**PROBLEM STATEMENT**:
Omit the pictures and print exactly the lines of the listing below, starting at the first and ending at the line containing "import matplotlib.pyplot as plt".

--- GIVEN INFORMATION ---

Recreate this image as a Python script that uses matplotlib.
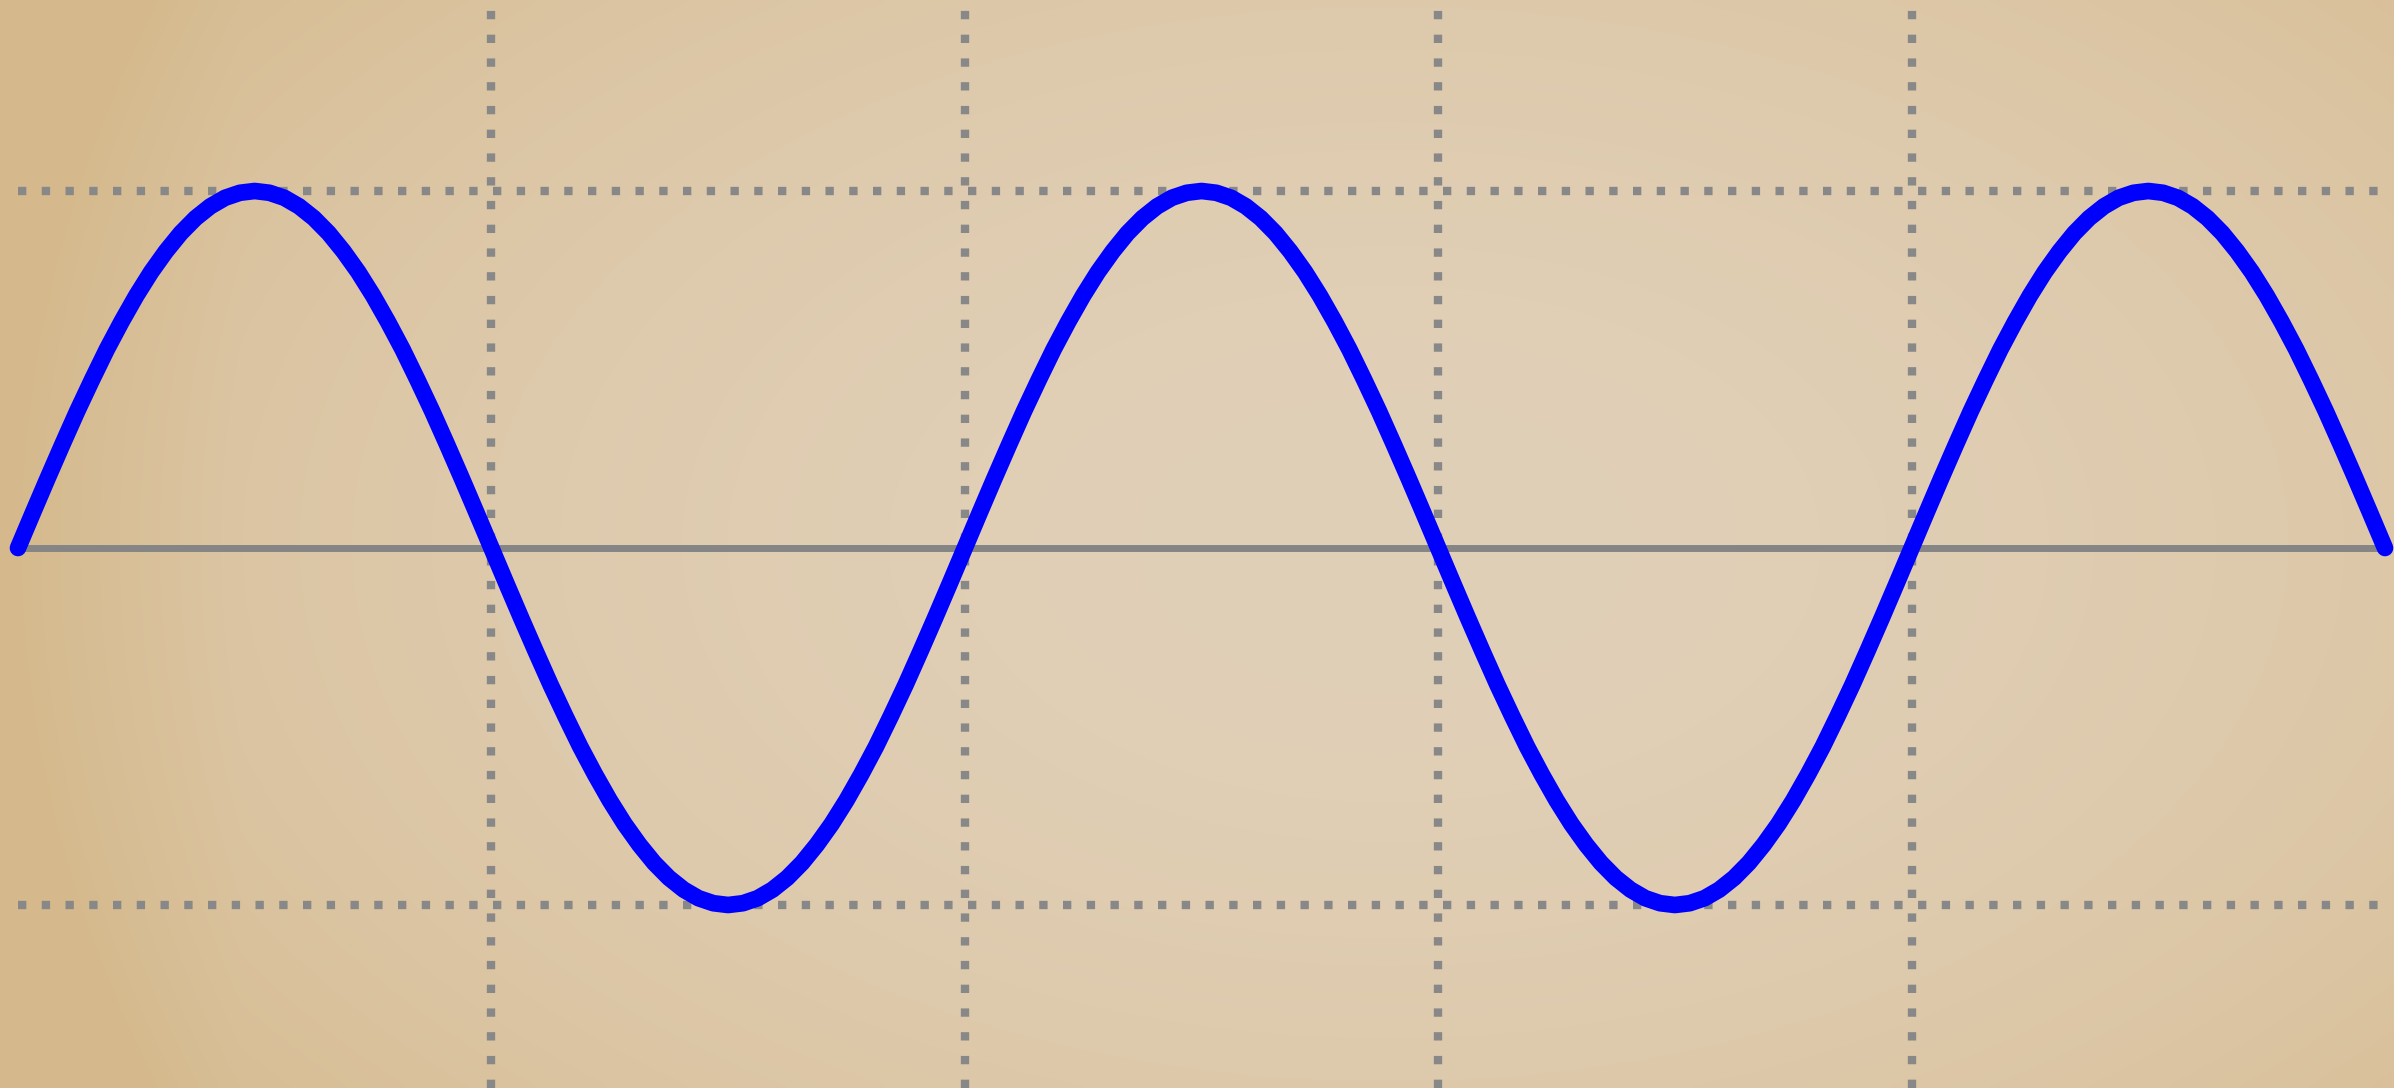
# -*- coding: utf-8 -*-
"""Sine wave on parchment: 2.5 periods, dotted grid at the zero crossings and at +/-1."""
import numpy as np
import matplotlib
matplotlib.use("Agg")
import matplotlib.pyplot as plt

# values, one every 5.625 degrees (0 .. 900), one half-period per row
wave = [
    0.000, 0.098, 0.195, 0.290, 0.383, 0.471, 0.556, 0.634, 0.707, 0.773, 0.831, 0.882, 0.924, 0.957, 0.981, 0.995,
    1.000, 0.995, 0.981, 0.957, 0.924, 0.882, 0.831, 0.773, 0.707, 0.634, 0.556, 0.471, 0.383, 0.290, 0.195, 0.098,
    0.000, -0.098, -0.195, -0.290, -0.383, -0.471, -0.556, -0.634, -0.707, -0.773, -0.831, -0.882, -0.924, -0.957, -0.981, -0.995,
    -1.000, -0.995, -0.981, -0.957, -0.924, -0.882, -0.831, -0.773, -0.707, -0.634, -0.556, -0.471, -0.383, -0.290, -0.195, -0.098,
    0.000, 0.098, 0.195, 0.290, 0.383, 0.471, 0.556, 0.634, 0.707, 0.773, 0.831, 0.882, 0.924, 0.957, 0.981, 0.995,
    1.000, 0.995, 0.981, 0.957, 0.924, 0.882, 0.831, 0.773, 0.707, 0.634, 0.556, 0.471, 0.383, 0.290, 0.195, 0.098,
    0.000, -0.098, -0.195, -0.290, -0.383, -0.471, -0.556, -0.634, -0.707, -0.773, -0.831, -0.882, -0.924, -0.957, -0.981, -0.995,
    -1.000, -0.995, -0.981, -0.957, -0.924, -0.882, -0.831, -0.773, -0.707, -0.634, -0.556, -0.471, -0.383, -0.290, -0.195, -0.098,
    0.000, 0.098, 0.195, 0.290, 0.383, 0.471, 0.556, 0.634, 0.707, 0.773, 0.831, 0.882, 0.924, 0.957, 0.981, 0.995,
    1.000, 0.995, 0.981, 0.957, 0.924, 0.882, 0.831, 0.773, 0.707, 0.634, 0.556, 0.471, 0.383, 0.290, 0.195, 0.098,
    0.000,
]
angle = np.arange(len(wave)) * 5.625          # degrees
x_grid = [180, 360, 540, 720]
y_grid = [-1, 1]

W, H, DPI = 2394, 1088, 100
fig = plt.figure(figsize=(W / DPI, H / DPI), dpi=DPI)

# parchment background: warm vignette, darker / yellower towards the left edge
gx, gy = np.meshgrid(np.linspace(0, 1, 480), np.linspace(0, 1, 220))
w = np.clip(((gx - 0.58) / 0.58) ** 2 * 0.7 + ((gy - 0.5) / 0.5) ** 2 * 0.3, 0, 1)
w = np.clip(w + np.clip(0.1 - gx, 0, None) * 3, 0, 1)[..., None]
centre = np.array([225, 208, 184]) / 255
edge = np.array([213, 185, 140]) / 255
bg = fig.add_axes([0, 0, 1, 1])
bg.imshow(centre * (1 - w) + edge * w, aspect="auto", extent=[0, 1, 0, 1], interpolation="bicubic")
bg.axis("off")

x0, x1 = 18, 2385          # pixel span of the curve
y0 = 548; amp = 357         # zero line and amplitude in pixels (from top)
ax = fig.add_axes([x0 / W, 0, (x1 - x0) / W, 1])
ax.patch.set_alpha(0)
ax.set_xlim(0, 900)
ax.set_ylim(-(H - y0) / amp, y0 / amp)
ax.axis("off")

dot = dict(color="#888888", lw=6.0, ls=(0, (1, 1.85)), dash_capstyle="butt", zorder=1)
for xv in x_grid:
    ax.axvline(xv, **dot)
for yv in y_grid:
    ax.axhline(yv, **dot)
ax.axhline(0, color="#858585", lw=5.0, zorder=2)

ax.plot(angle, wave, color="#0000ff", lw=12.0, solid_capstyle="round",
        solid_joinstyle="round", clip_on=False, zorder=5)

fig.savefig("out.png", dpi=DPI)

---

**ANSWER**:
Recreate this image as a Python script that uses matplotlib.
# -*- coding: utf-8 -*-
"""Sine wave on parchment: 2.5 periods, dotted grid at the zero crossings and at +/-1."""
import numpy as np
import matplotlib
matplotlib.use("Agg")
import matplotlib.pyplot as plt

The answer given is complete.